» Given material
★ ★ ★ ★

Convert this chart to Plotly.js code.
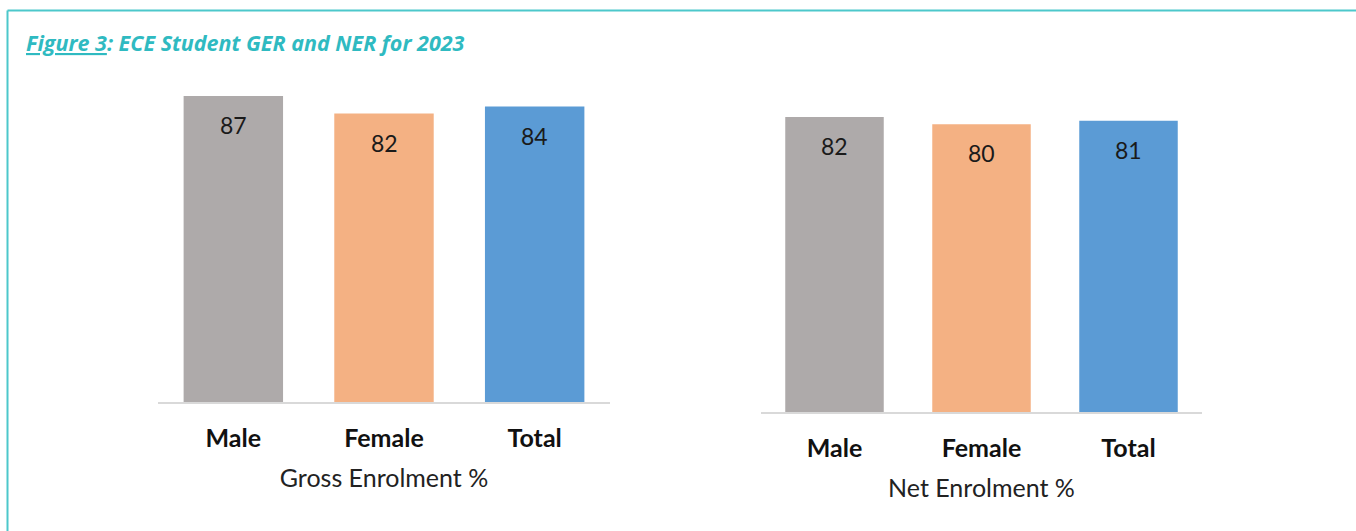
<!DOCTYPE html>
<html>
<head>
<meta charset="utf-8">
<script src="https://cdn.plot.ly/plotly-3.0.1.min.js"></script>
<style>html,body{margin:0;padding:0;background:#fff;}#chart{width:1356px;height:531px;}</style>
</head>
<body>
<div id="chart"></div>
<script>
const categories = ["Male", "Female", "Total"];
const grossValues = [87, 82, 84];
const netValues = [82, 80, 81];
const barColors = ["#AEAAAA", "#F4B183", "#5B9BD5"];
const grossTitle = "Gross Enrolment %";
const netTitle = "Net Enrolment %";
const figureTitle = '<span style="text-decoration:underline">Figure 3</span>: ECE Student GER and NER for 2023';

const teal = "#4CC8CB";
const labelFont = {family: "Lato, 'Open Sans', sans-serif", size: 23, color: "#1a1a1a"};

const traces = [
  {type: "bar", x: categories, y: grossValues, marker: {color: barColors}, width: 0.66,
   xaxis: "x", yaxis: "y", hoverinfo: "skip", showlegend: false},
  {type: "bar", x: categories, y: netValues, marker: {color: barColors}, width: 0.67,
   xaxis: "x2", yaxis: "y2", hoverinfo: "skip", showlegend: false}
];

const annotations = [];
categories.forEach((c, i) => {
  annotations.push({xref: "x", yref: "y", x: c, y: grossValues[i], text: String(grossValues[i]),
    showarrow: false, yanchor: "middle", yshift: -29, font: labelFont});
  annotations.push({xref: "x2", yref: "y2", x: c, y: netValues[i], text: String(netValues[i]),
    showarrow: false, yanchor: "middle", yshift: -29, font: labelFont});
});
annotations.push({xref: "paper", yref: "paper", x: 24/1356, y: 1 - 42/531, xanchor: "left", yanchor: "middle",
  text: "<b><i>" + figureTitle + "</i></b>", showarrow: false,
  font: {family: "'Open Sans', 'Noto Sans', sans-serif", size: 21.5, color: "#2FBAC1"}});

const xCommon = {
  type: "category", range: [-0.5, 2.5], showline: true, linecolor: "#D9D9D9", linewidth: 2,
  showgrid: false, zeroline: false, ticks: "", ticklabelstandoff: 13,
  tickfont: {family: "Lato, 'Open Sans', sans-serif", size: 25, color: "#111", weight: "bold"},
  fixedrange: true, automargin: false
};
const yCommon = {range: [0, 90], showgrid: false, zeroline: false, showline: false, showticklabels: false, ticks: "", fixedrange: true};

const layout = {
  width: 1356, height: 531,
  margin: {l: 0, r: 0, t: 0, b: 0},
  paper_bgcolor: "#ffffff", plot_bgcolor: "rgba(0,0,0,0)",
  bargap: 0.34,
  xaxis: Object.assign({}, xCommon, {domain: [158/1356, 610/1356], anchor: "y",
    title: {text: grossTitle, standoff: 18, font: {family: "Lato, 'Open Sans', sans-serif", size: 25, color: "#222"}}}),
  yaxis: Object.assign({}, yCommon, {domain: [129/531, (531-85.4)/531], anchor: "x"}),
  xaxis2: Object.assign({}, xCommon, {domain: [761/1356, 1202/1356], anchor: "y2",
    title: {text: netTitle, standoff: 18, font: {family: "Lato, 'Open Sans', sans-serif", size: 25, color: "#222"}}}),
  yaxis2: Object.assign({}, yCommon, {domain: [119/531, (531-88.3)/531], anchor: "x2"}),
  annotations: annotations,
  shapes: [
    {type: "line", xref: "paper", yref: "paper", x0: 7.5/1356, x1: 1, y0: 1 - 10.5/531, y1: 1 - 10.5/531, line: {color: teal, width: 2}},
    {type: "line", xref: "paper", yref: "paper", x0: 7.5/1356, x1: 7.5/1356, y0: 0, y1: 1 - 10.5/531, line: {color: teal, width: 2}}
  ]
};

Plotly.newPlot("chart", traces, layout, {displayModeBar: false, staticPlot: true});
</script>
</body>
</html>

★ ★ ★ ★

» The exercise
Repeat the lines of the listing above verbatim, beginning at its first line and ending at the line containing "const figureTitle = '<span", which is included. Omit pictures.

» Written solution
Convert this chart to Plotly.js code.
<!DOCTYPE html>
<html>
<head>
<meta charset="utf-8">
<script src="https://cdn.plot.ly/plotly-3.0.1.min.js"></script>
<style>html,body{margin:0;padding:0;background:#fff;}#chart{width:1356px;height:531px;}</style>
</head>
<body>
<div id="chart"></div>
<script>
const categories = ["Male", "Female", "Total"];
const grossValues = [87, 82, 84];
const netValues = [82, 80, 81];
const barColors = ["#AEAAAA", "#F4B183", "#5B9BD5"];
const grossTitle = "Gross Enrolment %";
const netTitle = "Net Enrolment %";
const figureTitle = '<span style="text-decoration:underline">Figure 3</span>: ECE Student GER and NER for 2023';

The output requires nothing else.